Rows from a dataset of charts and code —
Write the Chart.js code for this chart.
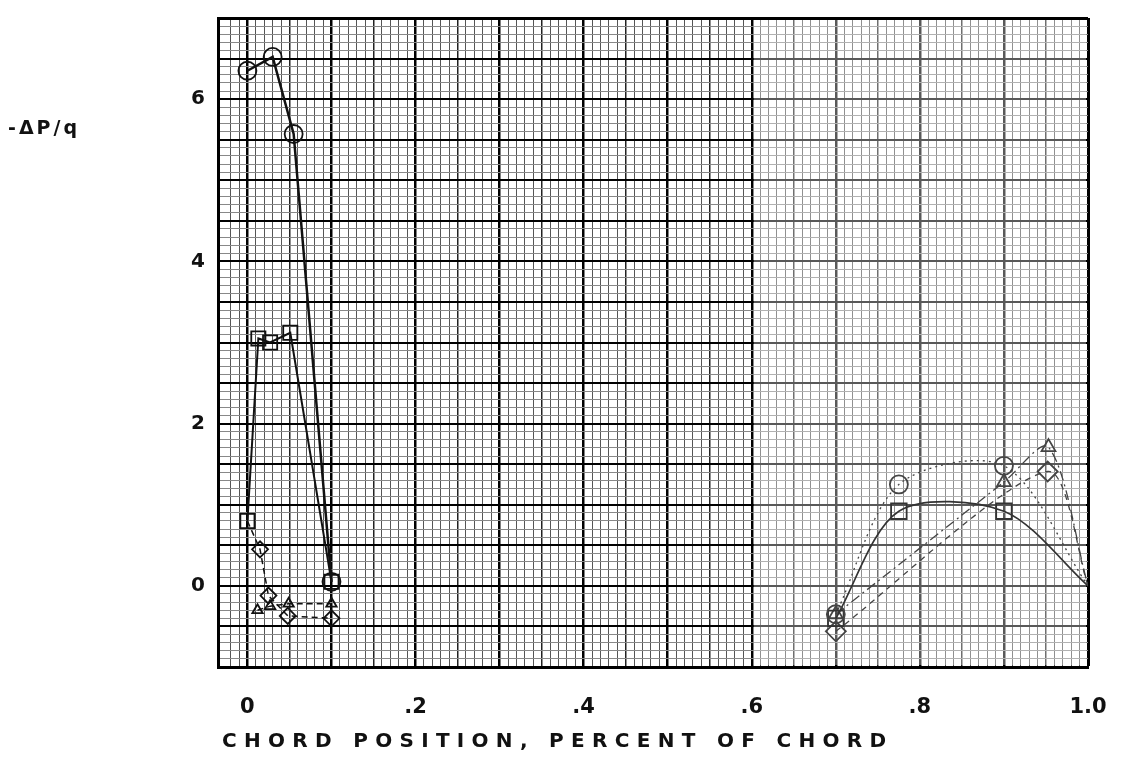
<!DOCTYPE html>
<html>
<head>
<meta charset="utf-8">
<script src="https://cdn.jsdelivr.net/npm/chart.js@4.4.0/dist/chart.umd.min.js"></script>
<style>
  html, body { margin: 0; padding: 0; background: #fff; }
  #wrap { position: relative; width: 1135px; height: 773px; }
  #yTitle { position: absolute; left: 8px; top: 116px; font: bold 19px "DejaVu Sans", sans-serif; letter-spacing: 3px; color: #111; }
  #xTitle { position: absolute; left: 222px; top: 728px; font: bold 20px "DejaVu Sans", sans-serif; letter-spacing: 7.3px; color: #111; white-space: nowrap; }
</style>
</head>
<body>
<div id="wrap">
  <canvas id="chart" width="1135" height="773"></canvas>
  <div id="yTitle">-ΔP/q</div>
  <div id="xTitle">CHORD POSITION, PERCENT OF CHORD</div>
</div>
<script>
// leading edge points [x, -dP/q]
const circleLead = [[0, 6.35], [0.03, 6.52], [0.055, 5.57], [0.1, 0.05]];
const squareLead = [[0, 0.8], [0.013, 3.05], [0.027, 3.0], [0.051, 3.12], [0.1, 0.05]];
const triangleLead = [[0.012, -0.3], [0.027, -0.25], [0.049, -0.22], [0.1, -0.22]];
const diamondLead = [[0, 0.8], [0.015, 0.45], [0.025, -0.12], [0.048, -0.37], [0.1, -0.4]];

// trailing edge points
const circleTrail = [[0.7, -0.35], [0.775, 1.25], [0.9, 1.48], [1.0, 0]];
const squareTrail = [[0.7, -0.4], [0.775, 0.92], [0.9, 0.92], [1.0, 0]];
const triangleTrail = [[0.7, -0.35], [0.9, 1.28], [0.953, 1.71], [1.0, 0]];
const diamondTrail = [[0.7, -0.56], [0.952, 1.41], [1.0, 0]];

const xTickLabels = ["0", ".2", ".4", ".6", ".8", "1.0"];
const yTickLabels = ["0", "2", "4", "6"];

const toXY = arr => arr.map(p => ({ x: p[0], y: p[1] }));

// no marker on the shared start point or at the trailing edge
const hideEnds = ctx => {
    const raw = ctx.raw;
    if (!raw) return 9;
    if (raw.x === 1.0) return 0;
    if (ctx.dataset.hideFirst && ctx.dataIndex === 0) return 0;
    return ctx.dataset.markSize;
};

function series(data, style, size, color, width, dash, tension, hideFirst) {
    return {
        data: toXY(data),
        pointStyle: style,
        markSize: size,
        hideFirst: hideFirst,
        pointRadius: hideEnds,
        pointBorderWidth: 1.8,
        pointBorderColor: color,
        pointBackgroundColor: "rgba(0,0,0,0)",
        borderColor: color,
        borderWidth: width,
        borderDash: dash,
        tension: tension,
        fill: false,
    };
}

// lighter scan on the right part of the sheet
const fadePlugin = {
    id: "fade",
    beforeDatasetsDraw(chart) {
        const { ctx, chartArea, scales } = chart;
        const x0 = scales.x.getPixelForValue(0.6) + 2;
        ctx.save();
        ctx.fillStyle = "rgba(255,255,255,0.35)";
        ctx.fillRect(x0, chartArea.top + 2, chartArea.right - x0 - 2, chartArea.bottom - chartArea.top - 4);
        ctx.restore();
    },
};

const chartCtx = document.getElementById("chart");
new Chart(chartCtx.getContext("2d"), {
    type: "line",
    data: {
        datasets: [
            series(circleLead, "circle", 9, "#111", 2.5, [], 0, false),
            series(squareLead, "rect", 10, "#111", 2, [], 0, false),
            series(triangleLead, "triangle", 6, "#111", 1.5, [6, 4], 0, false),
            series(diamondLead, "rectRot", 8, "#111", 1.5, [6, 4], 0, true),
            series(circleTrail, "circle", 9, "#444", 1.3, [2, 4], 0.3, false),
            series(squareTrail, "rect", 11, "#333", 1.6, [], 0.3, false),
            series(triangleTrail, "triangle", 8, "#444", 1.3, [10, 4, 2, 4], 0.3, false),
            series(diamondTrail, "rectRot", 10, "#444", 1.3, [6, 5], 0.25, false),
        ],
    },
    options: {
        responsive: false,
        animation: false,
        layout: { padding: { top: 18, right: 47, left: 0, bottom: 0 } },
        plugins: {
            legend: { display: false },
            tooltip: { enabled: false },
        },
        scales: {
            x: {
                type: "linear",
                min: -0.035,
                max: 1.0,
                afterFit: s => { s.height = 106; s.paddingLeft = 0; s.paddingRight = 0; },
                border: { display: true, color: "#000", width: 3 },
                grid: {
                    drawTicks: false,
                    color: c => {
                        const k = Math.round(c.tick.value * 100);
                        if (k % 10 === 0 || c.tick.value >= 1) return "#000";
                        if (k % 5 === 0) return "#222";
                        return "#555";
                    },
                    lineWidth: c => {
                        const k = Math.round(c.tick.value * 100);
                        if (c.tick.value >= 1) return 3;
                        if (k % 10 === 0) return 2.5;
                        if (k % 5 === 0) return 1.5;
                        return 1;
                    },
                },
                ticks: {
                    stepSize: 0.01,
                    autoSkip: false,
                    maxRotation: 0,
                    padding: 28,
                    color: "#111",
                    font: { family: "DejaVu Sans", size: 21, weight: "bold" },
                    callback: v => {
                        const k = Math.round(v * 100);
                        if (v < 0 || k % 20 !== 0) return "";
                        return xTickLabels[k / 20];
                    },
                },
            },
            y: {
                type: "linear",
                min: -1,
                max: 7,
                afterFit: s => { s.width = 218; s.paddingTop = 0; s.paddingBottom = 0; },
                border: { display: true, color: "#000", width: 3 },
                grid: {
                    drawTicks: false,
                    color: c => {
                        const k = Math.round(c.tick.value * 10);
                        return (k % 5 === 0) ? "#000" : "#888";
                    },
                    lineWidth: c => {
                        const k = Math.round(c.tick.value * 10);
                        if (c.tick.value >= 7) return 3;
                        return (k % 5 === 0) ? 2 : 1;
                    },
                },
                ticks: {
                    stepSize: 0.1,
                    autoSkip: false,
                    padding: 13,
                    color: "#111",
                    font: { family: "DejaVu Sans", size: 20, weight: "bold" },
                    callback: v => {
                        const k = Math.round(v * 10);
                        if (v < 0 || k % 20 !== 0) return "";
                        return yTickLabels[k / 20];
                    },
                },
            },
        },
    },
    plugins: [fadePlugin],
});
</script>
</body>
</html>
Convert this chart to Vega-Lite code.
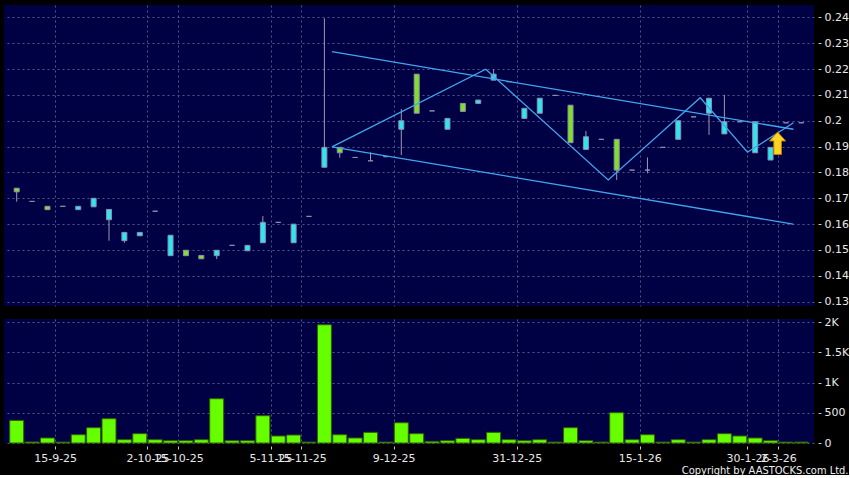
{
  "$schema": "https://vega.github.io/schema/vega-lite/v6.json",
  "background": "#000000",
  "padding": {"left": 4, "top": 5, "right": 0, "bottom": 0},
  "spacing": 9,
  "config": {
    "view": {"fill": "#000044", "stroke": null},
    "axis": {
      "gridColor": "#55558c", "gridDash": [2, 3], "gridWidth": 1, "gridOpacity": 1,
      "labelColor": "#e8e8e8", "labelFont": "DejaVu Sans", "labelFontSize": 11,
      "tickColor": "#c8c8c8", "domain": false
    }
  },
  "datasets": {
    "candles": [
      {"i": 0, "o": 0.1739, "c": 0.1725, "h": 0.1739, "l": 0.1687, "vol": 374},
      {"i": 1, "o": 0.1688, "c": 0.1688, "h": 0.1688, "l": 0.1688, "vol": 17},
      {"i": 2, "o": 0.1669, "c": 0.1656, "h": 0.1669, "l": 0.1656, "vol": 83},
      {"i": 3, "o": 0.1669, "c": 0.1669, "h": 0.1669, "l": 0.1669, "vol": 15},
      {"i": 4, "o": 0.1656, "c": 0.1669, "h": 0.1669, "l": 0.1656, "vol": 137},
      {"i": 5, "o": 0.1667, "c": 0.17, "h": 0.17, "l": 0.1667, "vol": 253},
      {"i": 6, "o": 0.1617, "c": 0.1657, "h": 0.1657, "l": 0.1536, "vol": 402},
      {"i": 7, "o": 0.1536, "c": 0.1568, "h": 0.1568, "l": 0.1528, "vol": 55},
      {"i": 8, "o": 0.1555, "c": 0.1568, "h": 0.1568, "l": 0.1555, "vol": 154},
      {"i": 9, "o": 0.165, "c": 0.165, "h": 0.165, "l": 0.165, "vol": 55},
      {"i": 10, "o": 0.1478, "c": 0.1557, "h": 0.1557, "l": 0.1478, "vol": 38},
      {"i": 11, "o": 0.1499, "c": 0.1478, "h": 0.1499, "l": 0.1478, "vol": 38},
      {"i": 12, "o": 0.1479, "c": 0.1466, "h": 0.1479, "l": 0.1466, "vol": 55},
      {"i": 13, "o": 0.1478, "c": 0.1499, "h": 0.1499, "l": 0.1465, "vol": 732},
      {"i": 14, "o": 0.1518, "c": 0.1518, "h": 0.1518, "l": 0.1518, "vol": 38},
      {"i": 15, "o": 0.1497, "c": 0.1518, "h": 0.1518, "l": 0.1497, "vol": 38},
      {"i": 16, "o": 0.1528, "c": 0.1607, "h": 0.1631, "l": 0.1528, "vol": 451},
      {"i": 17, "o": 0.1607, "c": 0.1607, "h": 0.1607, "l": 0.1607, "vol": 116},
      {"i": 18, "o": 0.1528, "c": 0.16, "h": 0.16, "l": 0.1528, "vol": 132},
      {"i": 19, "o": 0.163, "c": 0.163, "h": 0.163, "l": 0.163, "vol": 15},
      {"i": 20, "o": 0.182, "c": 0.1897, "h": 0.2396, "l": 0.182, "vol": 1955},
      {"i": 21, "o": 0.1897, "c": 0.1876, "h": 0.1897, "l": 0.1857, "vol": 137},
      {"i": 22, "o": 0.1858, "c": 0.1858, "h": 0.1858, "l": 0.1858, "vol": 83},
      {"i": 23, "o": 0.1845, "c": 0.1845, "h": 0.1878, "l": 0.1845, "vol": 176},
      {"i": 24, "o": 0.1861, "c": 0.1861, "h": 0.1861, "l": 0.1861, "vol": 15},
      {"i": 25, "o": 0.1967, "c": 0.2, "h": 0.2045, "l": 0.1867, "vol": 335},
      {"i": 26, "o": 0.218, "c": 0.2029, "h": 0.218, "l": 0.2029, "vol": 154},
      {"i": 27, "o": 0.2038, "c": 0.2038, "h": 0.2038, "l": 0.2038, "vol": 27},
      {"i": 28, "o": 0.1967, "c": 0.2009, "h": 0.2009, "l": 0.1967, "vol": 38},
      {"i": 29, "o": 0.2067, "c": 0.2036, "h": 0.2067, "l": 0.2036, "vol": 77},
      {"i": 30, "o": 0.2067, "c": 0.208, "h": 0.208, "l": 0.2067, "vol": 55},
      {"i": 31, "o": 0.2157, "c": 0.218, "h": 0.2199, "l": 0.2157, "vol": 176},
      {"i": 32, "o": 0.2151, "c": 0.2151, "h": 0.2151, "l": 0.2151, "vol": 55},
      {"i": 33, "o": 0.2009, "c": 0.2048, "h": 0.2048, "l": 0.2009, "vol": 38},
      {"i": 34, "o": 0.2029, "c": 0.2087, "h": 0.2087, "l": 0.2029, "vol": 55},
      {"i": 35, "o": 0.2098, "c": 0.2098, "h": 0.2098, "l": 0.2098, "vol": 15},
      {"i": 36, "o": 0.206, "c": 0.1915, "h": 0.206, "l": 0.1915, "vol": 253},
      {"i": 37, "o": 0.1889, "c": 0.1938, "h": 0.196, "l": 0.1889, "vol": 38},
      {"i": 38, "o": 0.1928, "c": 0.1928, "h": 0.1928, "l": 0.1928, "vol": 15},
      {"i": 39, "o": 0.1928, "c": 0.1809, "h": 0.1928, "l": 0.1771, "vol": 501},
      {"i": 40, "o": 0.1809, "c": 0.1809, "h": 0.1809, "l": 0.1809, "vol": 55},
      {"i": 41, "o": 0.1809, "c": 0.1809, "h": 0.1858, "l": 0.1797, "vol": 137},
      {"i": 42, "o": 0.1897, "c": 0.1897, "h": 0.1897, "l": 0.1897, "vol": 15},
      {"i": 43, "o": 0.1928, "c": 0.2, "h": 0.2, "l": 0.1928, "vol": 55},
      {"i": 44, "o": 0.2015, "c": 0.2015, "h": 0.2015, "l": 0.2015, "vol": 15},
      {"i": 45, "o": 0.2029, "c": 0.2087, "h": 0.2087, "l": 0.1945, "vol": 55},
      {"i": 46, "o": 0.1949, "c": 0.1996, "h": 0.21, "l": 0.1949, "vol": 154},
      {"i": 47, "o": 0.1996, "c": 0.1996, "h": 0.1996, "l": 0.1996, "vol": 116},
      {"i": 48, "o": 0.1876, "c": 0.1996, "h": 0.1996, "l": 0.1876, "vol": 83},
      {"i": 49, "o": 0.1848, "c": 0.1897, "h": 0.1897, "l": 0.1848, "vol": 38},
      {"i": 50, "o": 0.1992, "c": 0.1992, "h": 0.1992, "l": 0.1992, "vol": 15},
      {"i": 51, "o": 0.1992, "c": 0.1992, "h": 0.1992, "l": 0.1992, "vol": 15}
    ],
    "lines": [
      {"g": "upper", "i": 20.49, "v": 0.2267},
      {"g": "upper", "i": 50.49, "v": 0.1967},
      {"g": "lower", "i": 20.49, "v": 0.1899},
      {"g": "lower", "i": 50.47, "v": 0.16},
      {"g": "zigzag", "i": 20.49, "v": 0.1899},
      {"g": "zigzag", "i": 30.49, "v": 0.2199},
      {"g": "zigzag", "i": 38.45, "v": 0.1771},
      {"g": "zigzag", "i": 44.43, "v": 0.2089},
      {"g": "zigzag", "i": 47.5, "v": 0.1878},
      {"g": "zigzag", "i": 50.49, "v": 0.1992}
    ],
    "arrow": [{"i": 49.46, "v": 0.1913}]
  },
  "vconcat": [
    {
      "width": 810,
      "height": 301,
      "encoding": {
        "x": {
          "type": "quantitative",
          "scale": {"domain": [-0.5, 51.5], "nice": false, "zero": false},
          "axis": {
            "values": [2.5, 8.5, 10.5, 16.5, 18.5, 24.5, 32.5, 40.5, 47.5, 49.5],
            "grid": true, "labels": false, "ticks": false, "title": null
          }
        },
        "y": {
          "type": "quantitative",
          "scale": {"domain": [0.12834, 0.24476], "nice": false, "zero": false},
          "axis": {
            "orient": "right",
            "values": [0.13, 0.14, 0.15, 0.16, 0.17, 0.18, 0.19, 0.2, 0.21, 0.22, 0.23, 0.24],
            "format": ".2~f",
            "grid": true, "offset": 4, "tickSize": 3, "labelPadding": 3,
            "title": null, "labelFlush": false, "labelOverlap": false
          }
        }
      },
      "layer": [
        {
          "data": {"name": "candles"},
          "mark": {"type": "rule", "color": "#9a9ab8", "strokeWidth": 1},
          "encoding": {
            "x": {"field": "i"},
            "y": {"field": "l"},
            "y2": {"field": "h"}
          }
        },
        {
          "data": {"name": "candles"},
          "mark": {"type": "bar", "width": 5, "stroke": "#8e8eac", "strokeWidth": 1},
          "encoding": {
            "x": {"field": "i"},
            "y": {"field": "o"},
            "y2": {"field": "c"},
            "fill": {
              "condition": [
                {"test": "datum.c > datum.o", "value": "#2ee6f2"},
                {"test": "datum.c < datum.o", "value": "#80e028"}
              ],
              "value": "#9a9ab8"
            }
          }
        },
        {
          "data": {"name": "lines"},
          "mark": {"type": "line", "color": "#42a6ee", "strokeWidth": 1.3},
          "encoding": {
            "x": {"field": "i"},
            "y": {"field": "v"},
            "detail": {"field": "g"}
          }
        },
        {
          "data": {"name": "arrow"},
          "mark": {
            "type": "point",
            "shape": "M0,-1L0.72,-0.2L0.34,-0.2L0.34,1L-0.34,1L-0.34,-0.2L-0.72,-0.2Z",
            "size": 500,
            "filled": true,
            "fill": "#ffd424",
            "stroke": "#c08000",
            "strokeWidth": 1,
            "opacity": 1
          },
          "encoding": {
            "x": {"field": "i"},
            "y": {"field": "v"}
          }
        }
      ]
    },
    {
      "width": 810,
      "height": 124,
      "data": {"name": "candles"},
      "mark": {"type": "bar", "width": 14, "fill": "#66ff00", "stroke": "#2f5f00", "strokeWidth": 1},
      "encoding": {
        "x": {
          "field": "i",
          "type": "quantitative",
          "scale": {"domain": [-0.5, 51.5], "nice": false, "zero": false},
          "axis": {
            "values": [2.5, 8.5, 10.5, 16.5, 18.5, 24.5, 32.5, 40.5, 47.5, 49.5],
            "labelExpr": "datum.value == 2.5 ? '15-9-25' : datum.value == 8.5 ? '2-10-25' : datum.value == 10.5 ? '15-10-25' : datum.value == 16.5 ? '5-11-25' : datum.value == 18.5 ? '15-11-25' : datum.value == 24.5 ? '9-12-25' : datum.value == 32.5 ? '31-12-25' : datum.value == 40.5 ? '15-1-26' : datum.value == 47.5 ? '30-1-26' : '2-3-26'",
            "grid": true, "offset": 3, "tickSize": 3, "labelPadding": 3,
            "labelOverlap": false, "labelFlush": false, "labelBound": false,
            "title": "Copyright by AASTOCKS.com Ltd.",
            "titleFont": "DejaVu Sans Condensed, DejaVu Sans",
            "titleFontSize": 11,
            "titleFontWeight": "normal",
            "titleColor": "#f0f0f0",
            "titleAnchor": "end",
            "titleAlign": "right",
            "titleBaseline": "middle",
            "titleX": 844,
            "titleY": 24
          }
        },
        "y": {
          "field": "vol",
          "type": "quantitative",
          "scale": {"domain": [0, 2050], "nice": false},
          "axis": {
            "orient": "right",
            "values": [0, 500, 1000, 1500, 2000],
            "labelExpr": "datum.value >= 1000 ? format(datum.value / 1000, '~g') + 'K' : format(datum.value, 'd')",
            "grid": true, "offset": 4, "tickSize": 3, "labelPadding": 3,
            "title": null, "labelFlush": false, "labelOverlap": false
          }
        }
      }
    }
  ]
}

What you have to do — Lines that hold the word "this" are the ones to return, every one of them.

Written answer —
Write the Chart.js code for this chart.
Convert this chart to Vega-Lite code.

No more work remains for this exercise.